[Start]

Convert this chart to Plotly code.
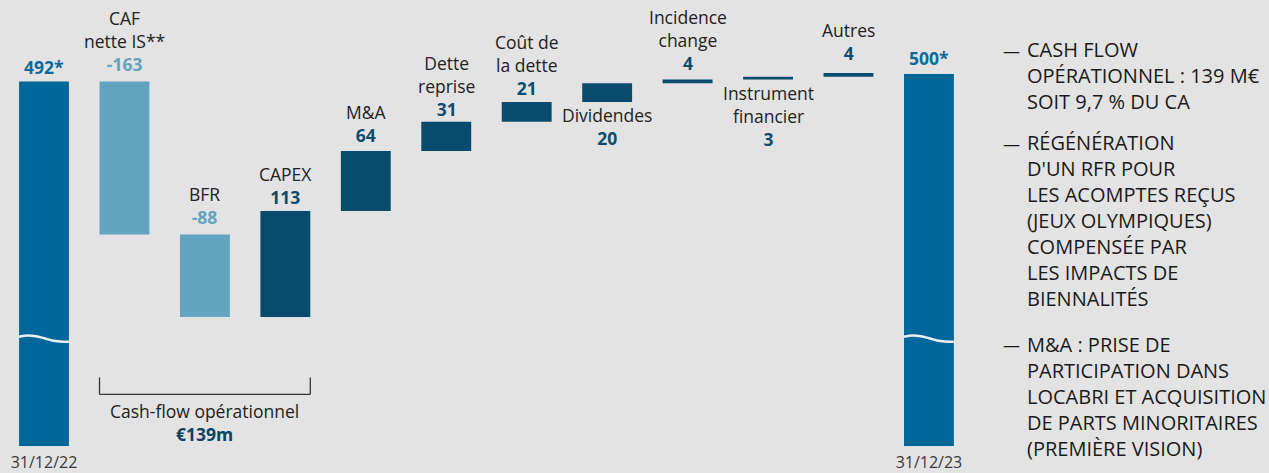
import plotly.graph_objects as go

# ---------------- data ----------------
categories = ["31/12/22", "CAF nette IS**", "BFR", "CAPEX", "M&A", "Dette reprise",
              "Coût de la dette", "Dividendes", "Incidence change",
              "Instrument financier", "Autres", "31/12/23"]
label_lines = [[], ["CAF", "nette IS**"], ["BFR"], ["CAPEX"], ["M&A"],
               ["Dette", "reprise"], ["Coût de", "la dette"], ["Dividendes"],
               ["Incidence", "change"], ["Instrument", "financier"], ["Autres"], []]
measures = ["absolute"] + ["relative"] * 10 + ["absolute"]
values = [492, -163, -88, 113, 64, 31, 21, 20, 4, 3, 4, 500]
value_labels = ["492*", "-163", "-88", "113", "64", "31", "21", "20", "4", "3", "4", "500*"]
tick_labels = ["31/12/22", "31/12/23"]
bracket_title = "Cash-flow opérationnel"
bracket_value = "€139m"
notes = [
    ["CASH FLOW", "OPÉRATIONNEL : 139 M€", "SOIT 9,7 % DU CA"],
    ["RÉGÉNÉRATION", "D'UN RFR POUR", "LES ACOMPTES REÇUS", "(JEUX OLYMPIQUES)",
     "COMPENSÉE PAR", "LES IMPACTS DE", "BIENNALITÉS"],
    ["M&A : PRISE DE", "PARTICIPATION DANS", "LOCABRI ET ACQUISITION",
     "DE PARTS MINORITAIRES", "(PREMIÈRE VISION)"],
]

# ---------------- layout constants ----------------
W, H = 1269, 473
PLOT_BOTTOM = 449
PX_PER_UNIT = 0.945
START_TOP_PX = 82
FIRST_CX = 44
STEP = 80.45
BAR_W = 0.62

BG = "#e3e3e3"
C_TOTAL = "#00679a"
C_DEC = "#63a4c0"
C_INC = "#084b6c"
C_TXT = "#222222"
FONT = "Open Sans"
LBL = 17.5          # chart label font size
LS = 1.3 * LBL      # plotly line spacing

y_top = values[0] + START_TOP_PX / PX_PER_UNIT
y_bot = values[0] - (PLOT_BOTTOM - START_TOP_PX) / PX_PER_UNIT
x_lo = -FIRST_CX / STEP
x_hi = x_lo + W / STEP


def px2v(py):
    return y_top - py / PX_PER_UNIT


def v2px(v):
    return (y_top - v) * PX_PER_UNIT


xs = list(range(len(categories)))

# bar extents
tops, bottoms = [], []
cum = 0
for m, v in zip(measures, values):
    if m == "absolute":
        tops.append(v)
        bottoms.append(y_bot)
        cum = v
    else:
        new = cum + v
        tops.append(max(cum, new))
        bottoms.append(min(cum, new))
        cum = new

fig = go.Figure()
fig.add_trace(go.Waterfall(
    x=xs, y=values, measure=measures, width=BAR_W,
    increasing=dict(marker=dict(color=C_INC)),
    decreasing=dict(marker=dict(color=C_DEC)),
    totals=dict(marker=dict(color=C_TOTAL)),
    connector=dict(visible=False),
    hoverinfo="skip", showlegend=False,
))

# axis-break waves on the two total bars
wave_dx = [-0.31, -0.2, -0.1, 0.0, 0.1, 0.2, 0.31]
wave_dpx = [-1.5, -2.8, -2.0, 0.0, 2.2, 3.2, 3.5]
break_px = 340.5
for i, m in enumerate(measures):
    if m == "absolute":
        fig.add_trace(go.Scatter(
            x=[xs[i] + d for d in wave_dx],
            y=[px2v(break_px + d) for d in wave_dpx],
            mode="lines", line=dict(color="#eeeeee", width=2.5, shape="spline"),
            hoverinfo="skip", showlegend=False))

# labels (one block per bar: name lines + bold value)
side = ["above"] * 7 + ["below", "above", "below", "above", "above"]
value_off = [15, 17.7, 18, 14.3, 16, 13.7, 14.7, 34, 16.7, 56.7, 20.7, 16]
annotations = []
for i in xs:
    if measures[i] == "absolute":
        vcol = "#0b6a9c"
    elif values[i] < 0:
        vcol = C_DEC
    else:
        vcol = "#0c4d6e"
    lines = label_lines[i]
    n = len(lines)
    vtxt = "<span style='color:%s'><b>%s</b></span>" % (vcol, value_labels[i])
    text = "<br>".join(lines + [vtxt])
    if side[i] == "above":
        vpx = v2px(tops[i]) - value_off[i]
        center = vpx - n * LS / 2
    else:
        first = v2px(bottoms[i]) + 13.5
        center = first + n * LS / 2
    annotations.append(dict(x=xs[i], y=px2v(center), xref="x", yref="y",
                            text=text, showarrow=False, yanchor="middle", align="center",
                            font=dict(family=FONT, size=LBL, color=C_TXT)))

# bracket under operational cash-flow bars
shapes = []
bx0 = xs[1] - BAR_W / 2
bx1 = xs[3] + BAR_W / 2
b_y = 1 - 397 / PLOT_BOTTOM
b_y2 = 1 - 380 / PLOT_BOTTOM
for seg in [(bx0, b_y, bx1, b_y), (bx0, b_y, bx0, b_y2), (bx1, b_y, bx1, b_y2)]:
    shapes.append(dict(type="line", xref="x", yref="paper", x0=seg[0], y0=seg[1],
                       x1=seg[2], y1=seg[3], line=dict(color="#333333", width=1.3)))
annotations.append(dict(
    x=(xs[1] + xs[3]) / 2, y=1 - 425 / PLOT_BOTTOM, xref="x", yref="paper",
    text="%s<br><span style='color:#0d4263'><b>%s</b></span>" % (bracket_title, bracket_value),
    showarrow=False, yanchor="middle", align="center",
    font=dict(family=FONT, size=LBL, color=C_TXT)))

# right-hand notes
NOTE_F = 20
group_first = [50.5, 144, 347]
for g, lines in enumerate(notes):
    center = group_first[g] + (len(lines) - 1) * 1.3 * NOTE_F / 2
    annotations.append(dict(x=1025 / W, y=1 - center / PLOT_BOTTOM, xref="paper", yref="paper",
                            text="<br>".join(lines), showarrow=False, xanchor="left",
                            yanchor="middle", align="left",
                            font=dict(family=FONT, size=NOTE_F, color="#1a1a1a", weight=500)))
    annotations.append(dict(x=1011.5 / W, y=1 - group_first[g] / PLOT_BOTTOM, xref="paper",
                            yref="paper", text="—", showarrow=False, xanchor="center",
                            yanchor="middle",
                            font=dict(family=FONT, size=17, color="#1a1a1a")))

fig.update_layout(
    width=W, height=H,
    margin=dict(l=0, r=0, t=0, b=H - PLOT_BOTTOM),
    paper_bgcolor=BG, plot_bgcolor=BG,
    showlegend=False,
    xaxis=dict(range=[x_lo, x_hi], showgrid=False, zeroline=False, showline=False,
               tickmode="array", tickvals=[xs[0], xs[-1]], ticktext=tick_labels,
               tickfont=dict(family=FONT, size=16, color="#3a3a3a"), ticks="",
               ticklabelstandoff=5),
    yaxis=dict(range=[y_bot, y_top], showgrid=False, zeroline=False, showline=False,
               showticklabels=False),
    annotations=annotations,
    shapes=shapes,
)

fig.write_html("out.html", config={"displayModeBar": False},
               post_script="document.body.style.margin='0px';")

[End]

■ AIM ■
Make an exact copy of the lines from the top of the material through the line with "import plotly.graph_objects as go", pictures excluded.

■ COMPLETE RESPONSE ■
Convert this chart to Plotly code.
import plotly.graph_objects as go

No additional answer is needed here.